The newspaper described the audience of Hasidim as "brokenhearted and grief-stricken, tearfully listening to their dayan's instructions."

Versions of the discovery

According to private conversations with rabbis and local businessmen, as well as fractured reports in the New York media, the owner of the Shevach butcher shop, an ultra-Orthodox resident of Monsey named Moshe Finkel, was discovered to be the culprit. A local businessman told Haaretz that the scandal was uncovered quite by accident.

A Jew who entered Finkel's shop was surprised to see the refrigerator shelves full on a day when he knew there was no delivery of chickens to the city. He told one of the local rabbis of his suspicions regarding the source of the chickens and a local investigation was opened. At first the shop owner tried to explain that he had received the chickens from a kosher slaughtering company in the United States. Then he claimed that they were kosher chickens he had bought from criminals who had hijacked a truck full of chickens. In the end he admitted that he had knowingly sold treif poultry.

Another story being circulated in Monsey is that the investigation began after a newly religious woman told her neighbor that she could taste the difference between kosher and treif chicken, and suspected that the chicken she had purchased from Finkel's butcher shop was treif.

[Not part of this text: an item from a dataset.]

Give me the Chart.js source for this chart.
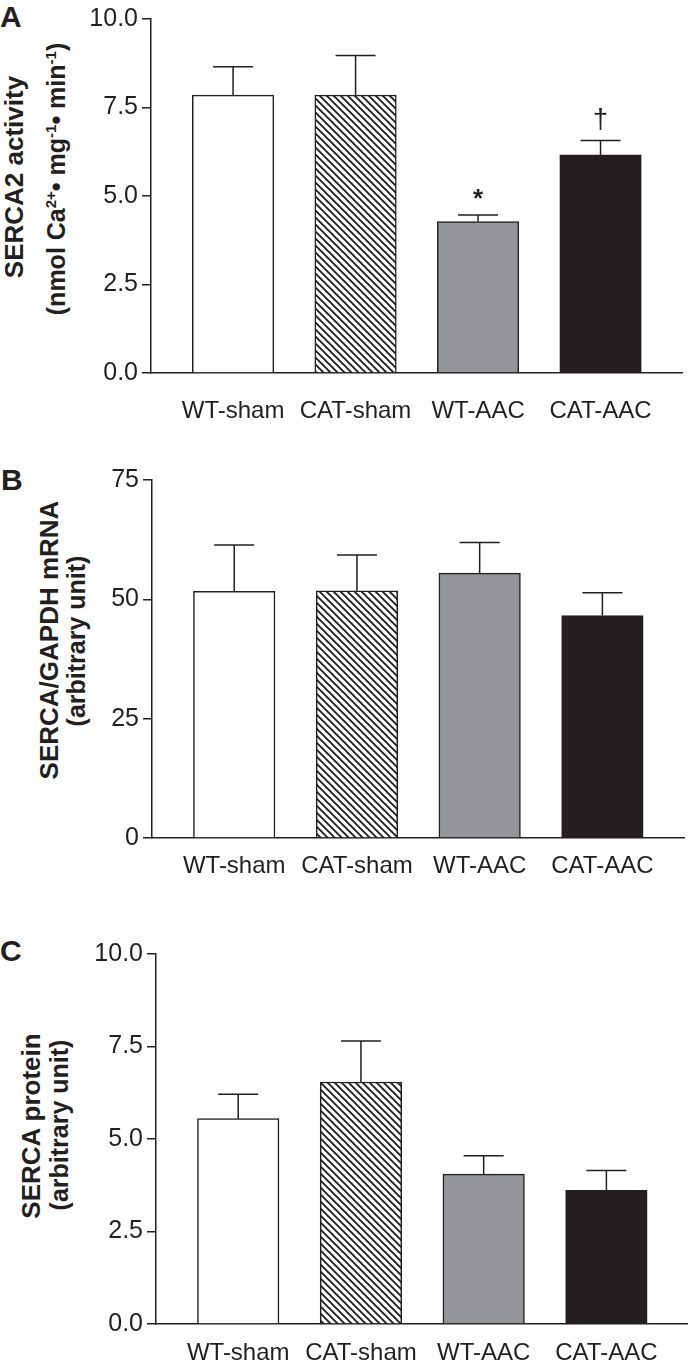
<!DOCTYPE html>
<html>
<head>
<meta charset="utf-8">
<script src="https://cdn.jsdelivr.net/npm/chart.js@4.4.1/dist/chart.umd.min.js"></script>
<style>
  body { margin: 0; background: #fff; width: 688px; height: 1368px; position: relative; overflow: hidden;
         font-family: "Liberation Sans", Arial, sans-serif; color: #231f20; }
  canvas { position: absolute; left: 0; }
  .lbl { position: absolute; font-weight: bold; font-size: 30px; line-height: 30px; }
  .yt { position: absolute; width: 400px; height: 28px; line-height: 28px; font-weight: bold;
        text-align: center; white-space: nowrap; transform: rotate(-90deg); }
  .yt sup { font-size: 15px; line-height: 0; vertical-align: 0.6em; }
</style>
</head>
<body>
<div class="lbl" style="left:0;top:2px">A</div>
<div class="lbl" style="left:1px;top:465px">B</div>
<div class="lbl" style="left:0;top:936px">C</div>

<div class="yt" style="font-size:26px;left:-186px;top:163px">SERCA2 activity</div>
<div class="yt" style="font-size:25px;left:-144px;top:165px">(nmol Ca<sup>2+</sup>• mg<sup>-1</sup>• min<sup>-1</sup>)</div>
<div class="yt" style="font-size:26px;left:-151px;top:626px">SERCA/GAPDH mRNA</div>
<div class="yt" style="font-size:25px;left:-124px;top:627px">(arbitrary unit)</div>
<div class="yt" style="font-size:26px;left:-169px;top:1112px">SERCA protein</div>
<div class="yt" style="font-size:25px;left:-141px;top:1111px">(arbitrary unit)</div>

<canvas id="chartA" width="688" height="432" style="top:0"></canvas>
<canvas id="chartB" width="688" height="460" style="top:440px"></canvas>
<canvas id="chartC" width="688" height="438" style="top:930px"></canvas>

<script>
// values (mean and upper SEM)
const groups = ['WT-sham', 'CAT-sham', 'WT-AAC', 'CAT-AAC'];

const activityMean = [7.85, 7.85, 4.28, 6.16];
const activitySem = [0.80, 1.12, 0.18, 0.41];
const activityMarks = ['', '', '*', '†'];
const activityTicks = [0, 2.5, 5, 7.5, 10];

const mrnaMean = [51.7, 51.8, 55.5, 46.6];
const mrnaSem = [9.7, 7.5, 6.4, 4.8];
const mrnaTicks = [0, 25, 50, 75];

const proteinMean = [5.55, 6.54, 4.05, 3.61];
const proteinSem = [0.66, 1.11, 0.50, 0.54];
const proteinTicks = [0, 2.5, 5, 7.5, 10];

const ink = '#231f20';

function hatch() {
  const s = 7;
  const c = document.createElement('canvas');
  c.width = c.height = s;
  const g = c.getContext('2d');
  g.fillStyle = '#fff';
  g.fillRect(0, 0, s, s);
  g.strokeStyle = ink;
  g.lineWidth = 1.9;
  g.beginPath();
  g.moveTo(-1, -1); g.lineTo(s + 1, s + 1);
  g.moveTo(-1, s - 1); g.lineTo(1, s + 1);
  g.moveTo(s - 1, -1); g.lineTo(s + 1, 1);
  g.stroke();
  return g.createPattern(c, 'repeat');
}

const fills = ['#ffffff', hatch(), '#939598', ink];

// SEM whiskers (upward only) plus significance marks
const errorBars = {
  id: 'errorBars',
  afterDatasetsDraw(chart, args, opts) {
    const ctx = chart.ctx;
    const y = chart.scales.y;
    const ds = chart.data.datasets[0];
    ctx.save();
    ctx.strokeStyle = ink;
    ctx.fillStyle = ink;
    ctx.lineWidth = 1.5;
    chart.getDatasetMeta(0).data.forEach((bar, i) => {
      const top = y.getPixelForValue(ds.data[i].y + opts.sem[i]);
      ctx.beginPath();
      ctx.moveTo(bar.x, bar.y);
      ctx.lineTo(bar.x, top);
      ctx.moveTo(bar.x - 20, top);
      ctx.lineTo(bar.x + 20, top);
      ctx.stroke();
      const m = opts.marks ? opts.marks[i] : '';
      if (m === '*') {
        ctx.font = 'bold 26px "Liberation Sans", Arial, sans-serif';
        ctx.textAlign = 'center';
        ctx.fillText(m, bar.x, top - 8);
      } else if (m) {
        ctx.font = '27px "Liberation Sans", Arial, sans-serif';
        ctx.textAlign = 'center';
        ctx.fillText(m, bar.x, top - 12);
      }
    });
    ctx.restore();
  }
};

function makePanel(id, mean, sem, marks, yTicks, digits, geo) {
  const c = document.getElementById(id);
  return new Chart(c.getContext('2d'), {
    type: 'bar',
    data: {
      datasets: [{
        data: mean.map((v, i) => ({ x: i, y: v })),
        backgroundColor: fills,
        borderColor: ink,
        borderWidth: 1.5,
        barThickness: 81.5
      }]
    },
    options: {
      responsive: false,
      animation: false,
      layout: { padding: { left: 0, right: geo.right, top: geo.top, bottom: 0 } },
      plugins: {
        legend: { display: false },
        tooltip: { enabled: false },
        errorBars: { sem: sem, marks: marks }
      },
      scales: {
        x: {
          type: 'linear',
          offset: false,
          min: -0.67,
          max: 3.665,
          afterBuildTicks: (s) => { s.ticks = groups.map((g, i) => ({ value: i })); },
          afterFit: (s) => { s.height = geo.xh; },
          grid: { display: false },
          border: { display: true, color: ink, width: 1.5 },
          ticks: {
            padding: geo.xpad,
            color: ink,
            maxRotation: 0,
            autoSkip: false,
            font: { family: '"Liberation Sans", Arial, sans-serif', size: 24 },
            callback: (v) => groups[v]
          }
        },
        y: {
          min: yTicks[0],
          max: yTicks[yTicks.length - 1],
          afterBuildTicks: (s) => { s.ticks = yTicks.map((v) => ({ value: v })); },
          afterFit: (s) => { s.width = geo.axisX; },
          grid: { drawOnChartArea: false, color: ink, lineWidth: 1.5, tickLength: 9 },
          border: { display: true, color: ink, width: 1.5 },
          ticks: {
            padding: 4,
            color: ink,
            font: { family: '"Liberation Sans", Arial, sans-serif', size: 25 },
            callback: (v) => v.toFixed(digits)
          }
        }
      }
    },
    plugins: [errorBars]
  });
}

makePanel('chartA', activityMean, activitySem, activityMarks, activityTicks, 1,
  { axisX: 151, right: 6, top: 16, xh: 59, xpad: 16 });
makePanel('chartB', mrnaMean, mrnaSem, null, mrnaTicks, 0,
  { axisX: 152, right: 4, top: 40, xh: 62, xpad: 6 });
makePanel('chartC', proteinMean, proteinSem, null, proteinTicks, 1,
  { axisX: 156, right: 0, top: 24, xh: 44, xpad: 7 });
</script>
</body>
</html>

The question troubling local rabbis is how long the butcher shop owner managed to deceive his ultra-Orthodox public and had sold them treif chickens. According to one estimate, he began only recently, while another version states that the deception began months ago.

Not a precedent

"The day the scandal was uncovered is the blackest day in the history of the Monsey community since its establishment long ago," declared Rabbi Menachem Meir Weissmandl in a newspaper interview.

Another source close to the story said that Finkel had been considered a respectable Jew by the community. Interviews with people involved in the kashrut field reveal that the Monsey case is not unprecedented. Less than a year ago, a butcher shop in New York City's Flatbush neighborhood was found to be selling regular kosher meat as "strictly kosher." After the discovery, the store's kosher certification was suspended and the store was closed.

There is also a known case of a Jew who operated two slaughterhouses, one kosher and the other non-kosher. He, too, was suspected of knowingly marketing non-kosher meat under a kosher label. Rabbi Moshe Elefant, chief operating officer of the Orthodox Union Kosher Division, known for its "U" inside an "O" symbol, said that the problem is that sometimes the temptation is too great. "Unkosher meat is cheaper and selling it as kosher can be a source of significant profits," said Elefant.

"I am not particularly surprised or agitated by the impure incident in Monsey," said Rabbi Shraga Schoenfeld, one of New York's most well-known and admired rabbis. "When there is no unconditional love between Jews there is also no love for animals. The lesson that should be learned from the events in Monsey is that ultra-Orthodox Jews should stop gossiping and slandering other ultra-Orthodox Jews who are not from their sect."

"Ultra-Orthodox Jews are more meticulous about what goes into their mouths than about what comes out," said another popular Orthodox New York rabbi. After the scandal, the Hatzolah emergency medical services organization in Monsey published a notice to all Hasidim and yeshiva students who "accepted upon themselves daily fasting until after Yom Kippur (the Day of Atonement)" as a spiritual repairing of the damage caused by eating treif. The notice warns all Monsey residents to fast or perform other acts of repentance only after consulting their rabbis.

Hatzolah also cautions heart patients and stresses that young people should not fast without parental consent and that "even healthy persons should consider that Yom Kippur is approaching," in that it, too, offers the opportunity to repent.